> DATA SHOWN
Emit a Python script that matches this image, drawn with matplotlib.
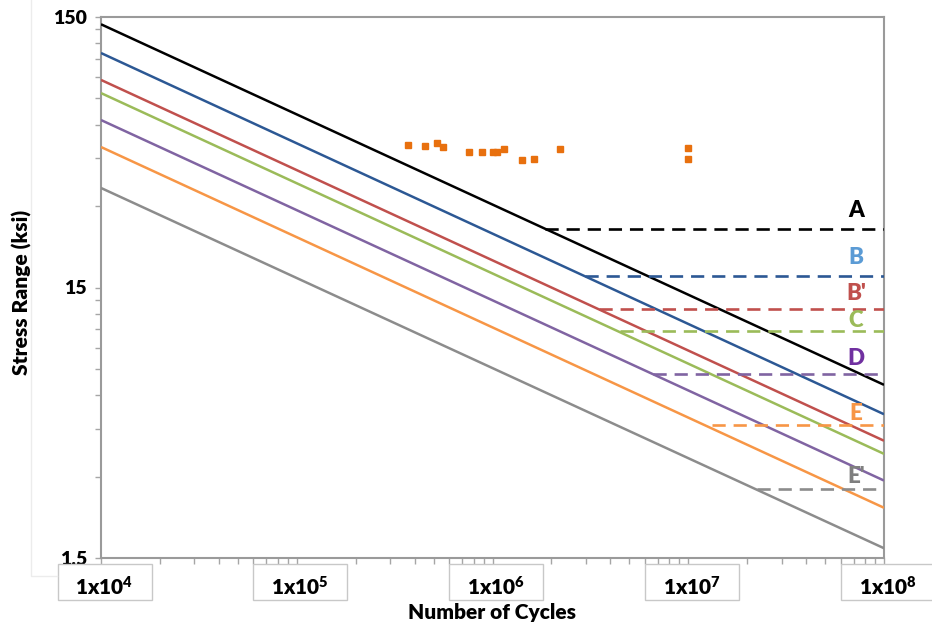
import numpy as np
import matplotlib
matplotlib.use('Agg')
import matplotlib.pyplot as plt
from matplotlib.patches import Rectangle
from matplotlib.lines import Line2D
from matplotlib.ticker import FixedLocator, NullFormatter

WT = 'heavy'
plt.rcParams['font.family'] = ['Lato', 'DejaVu Sans']
plt.rcParams['font.weight'] = WT
plt.rcParams['mathtext.fontset'] = 'custom'
plt.rcParams['mathtext.rm'] = 'Lato:heavy'
plt.rcParams['mathtext.bf'] = 'Lato:heavy'
plt.rcParams['mathtext.it'] = 'Lato:heavy'

# detail categories, S-N lines read at N = 1e4 and N = 1e8
categories = ['A', 'B', "B'", 'C', 'D', 'E', "E'"]
n_ends = [1e4, 1e8]
s_start = [141.0, 110.4, 87.8, 78.5, 62.4, 49.6, 35.0]
s_end = [6.55, 5.10, 4.07, 3.64, 2.90, 2.30, 1.63]
# constant amplitude fatigue thresholds (dashed) and where they begin
caft = [24.7, 16.5, 12.5, 10.4, 7.2, 4.66, 2.7]
caft_start = [1.85e6, 2.97e6, 3.5e6, 4.48e6, 6.6e6, 1.32e7, 2.24e7]
label_s = [28.8, 19.4, 14.3, 11.3, 8.23, 5.15, 2.99]

# test results
n_test = [3.72e5, 4.52e5, 5.22e5, 5.61e5, 7.61e5, 8.87e5, 1.01e6, 1.06e6,
          1.14e6, 1.42e6, 1.62e6, 2.21e6, 1.0e7, 1.0e7]
s_test = [50.4, 50.2, 51.2, 49.7, 47.4, 47.4, 47.5, 47.5,
          48.9, 44.5, 44.8, 48.9, 49.3, 44.9]

x_ticks = [1e4, 1e5, 1e6, 1e7, 1e8]
x_labels = ['1x10$^{4}$', '1x10$^{5}$', '1x10$^{6}$', '1x10$^{7}$', '1x10$^{8}$']
y_ticks = [1.5, 15, 150]
y_labels = ['1.5', '15', '150']

line_colors = ['#000000', '#2c5894', '#c0504d', '#9bbb59', '#8064a2', '#f79646', '#8c8c8c']
text_colors = ['#000000', '#5b9bd5', '#c0504d', '#9bbb59', '#7030a0', '#f79646', '#7f7f7f']

W, H = 932, 632
fig = plt.figure(figsize=(W / 100, H / 100), dpi=100)
L, R, T, B = 101, 884, 17, 558
ax = fig.add_axes([L / W, 1 - B / H, (R - L) / W, (B - T) / H])
ax.set_xscale('log'); ax.set_yscale('log')
ax.set_xlim(1e4, 1e8); ax.set_ylim(1.5, 150)

for i, cat in enumerate(categories):
    ax.plot(n_ends, [s_start[i], s_end[i]], color=line_colors[i], lw=1.8,
            solid_capstyle='butt', zorder=3)
    ax.plot([caft_start[i], 1e8], [caft[i], caft[i]], color=line_colors[i], lw=1.9,
            ls=(0, (5, 3)), zorder=3)
    ax.text(7.2e7, label_s[i], cat, color=text_colors[i], fontsize=16,
            fontweight=WT, ha='center', va='center', zorder=4)

ax.plot(n_test, s_test, ls='none', marker='s', ms=5, color='#e8700e',
        mec='#e8700e', zorder=5)

# axes styling
for sp in ax.spines.values():
    sp.set_color('#9a9a9a'); sp.set_linewidth(1.5)
ax.set_yticks(y_ticks)
ax.set_yticklabels(y_labels, fontsize=14, fontweight=WT)
ax.yaxis.set_minor_locator(FixedLocator([1.5 * k for k in range(2, 10)] +
                                        [15 * k for k in range(2, 10)]))
ax.yaxis.set_minor_formatter(NullFormatter())
ax.set_xticks(x_ticks)
ax.set_xticklabels([''] * len(x_ticks))
ax.xaxis.set_minor_locator(FixedLocator([k * 10 ** j for j in range(4, 8) for k in range(2, 10)]))
ax.xaxis.set_minor_formatter(NullFormatter())
ax.tick_params(which='both', direction='out', length=4, width=1, color='#a6a6a6')
ax.tick_params(axis='y', pad=6)

# boxed x tick labels
fig.canvas.draw()
for n, lab in zip(x_ticks, x_labels):
    xd = ax.transData.transform((n, 1.5))[0]
    cx = xd + 3.5
    fig.add_artist(Rectangle(((cx - 47) / W, 1 - 600 / H), 94 / W, 36 / H,
                             transform=fig.transFigure, facecolor='white',
                             edgecolor='#c8c8c8', lw=1, zorder=2))
    fig.text(cx / W, 1 - 596 / H, lab, ha='center', va='baseline', fontsize=15,
             fontweight=WT, zorder=3)

fig.text(492 / W, 1 - 612 / H, 'Number of Cycles', ha='center', va='center',
         fontsize=15, fontweight=WT)
fig.text(22 / W, 1 - 292 / H, 'Stress Range (ksi)', ha='center', va='center',
         rotation=90, fontsize=15, fontweight=WT)

# faint panel edge on the left
fig.add_artist(Line2D([31 / W, 31 / W, 57 / W], [1.0, 1 - 576 / H, 1 - 576 / H],
                      transform=fig.transFigure, color='#ececec', lw=1))

fig.savefig('out.png', dpi=100)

> EXERCISE AIM
Leave out the pictures, then repeat the listing above exactly from its first line to the line with "from matplotlib.ticker import", inclusive.

> SOLUTION FOR THIS TASK
Emit a Python script that matches this image, drawn with matplotlib.
import numpy as np
import matplotlib
matplotlib.use('Agg')
import matplotlib.pyplot as plt
from matplotlib.patches import Rectangle
from matplotlib.lines import Line2D
from matplotlib.ticker import FixedLocator, NullFormatter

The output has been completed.